Read the three arguments below if you want a good laugh.

1. No costs, only benefits, to burning carbon dioxide


Most environmentalists support taxing carbon emissions, which reduces these emissions and stimulates the economy. However, Kevin Dayaratna, the senior statistician and research programmer for the Center for Data Analysis at the Heritage Foundation, says: “There are literally no costs, but benefits, to burning carbon dioxide.” Therefore, the government should “subsidize, not tax, carbon dioxide emissions.”

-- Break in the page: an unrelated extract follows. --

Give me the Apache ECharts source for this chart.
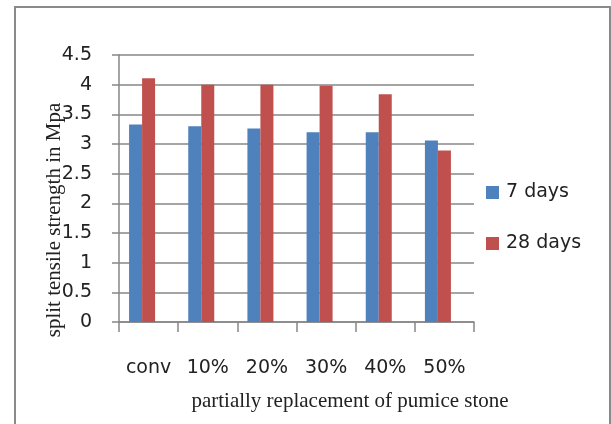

How did he arrive at this, ahem, unusual conclusion? He looked at the Social Cost of Carbon (SCC), a metric that calculates how much damage a ton of carbon dioxide wreaks on society, and increased the social discount rate used to calculate the SCC. What is a social discount rate? The discount rate states how much we should invest today to prevent future damage. High discount rates underestimate how much stopping climate change now is worth.

The typical rate used is 3 percent, but Dayaratna used 7 percent, more than double the typical amount.

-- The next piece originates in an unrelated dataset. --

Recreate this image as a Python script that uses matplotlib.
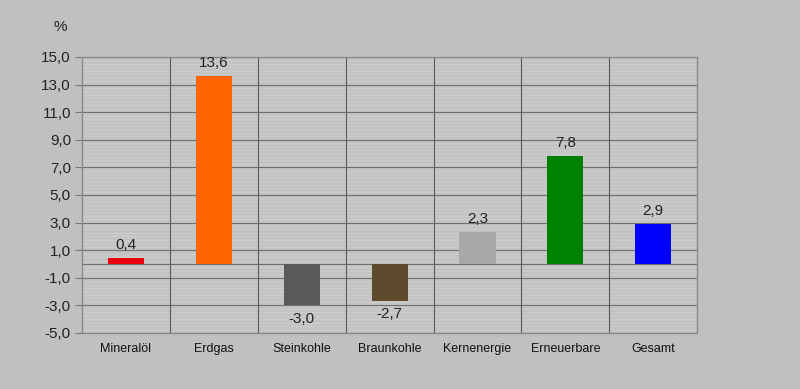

2. Carbon helps plants grow -- so the more we produce, the better


The director of the Cato Institute’s Center for the Study of Science, Patrick Michaels, said there are “thousands of scientific studies that point to the direct fertilization effect shown by an increase in carbon to agriculture.”

Really? Is that true? A little. Some crops do produce more for a time. But what Michaels not so accidentally failed to mention is that carbon increases damage other plants.

Climate Central states: “Plants do need CO2, but they also need water, nitrogen and other nutrients. Increase one of these without increasing the others and there’s a limit to how much the plants will benefit. Some do not grow much more at all. Others, like wheat, grow bigger but end up with less nitrogen. As a result, insects end up eating more to get the nitrogen they need. The nutritional value of food plants would be similarly reduced for other animals — including humans. Also, we could end up with vegetables that have too much carbon — perhaps producing spinach that would be very tough to chew!”

This is without even considering the fact that global warming is wreaking havoc on other crops due to higher temperature, severe droughts, stronger storms and flooding.

3. Cold weather brings the bubonic plague, warm weather brings cathedrals


“Fossil fuels have dramatically improved the lives of human beings,” Rep. Jeff Duncan (R-S.C.) said. “Man does better when it’s warmer. It got colder; we had the Bubonic plague. [Fossil fuels] ought to be the standard.”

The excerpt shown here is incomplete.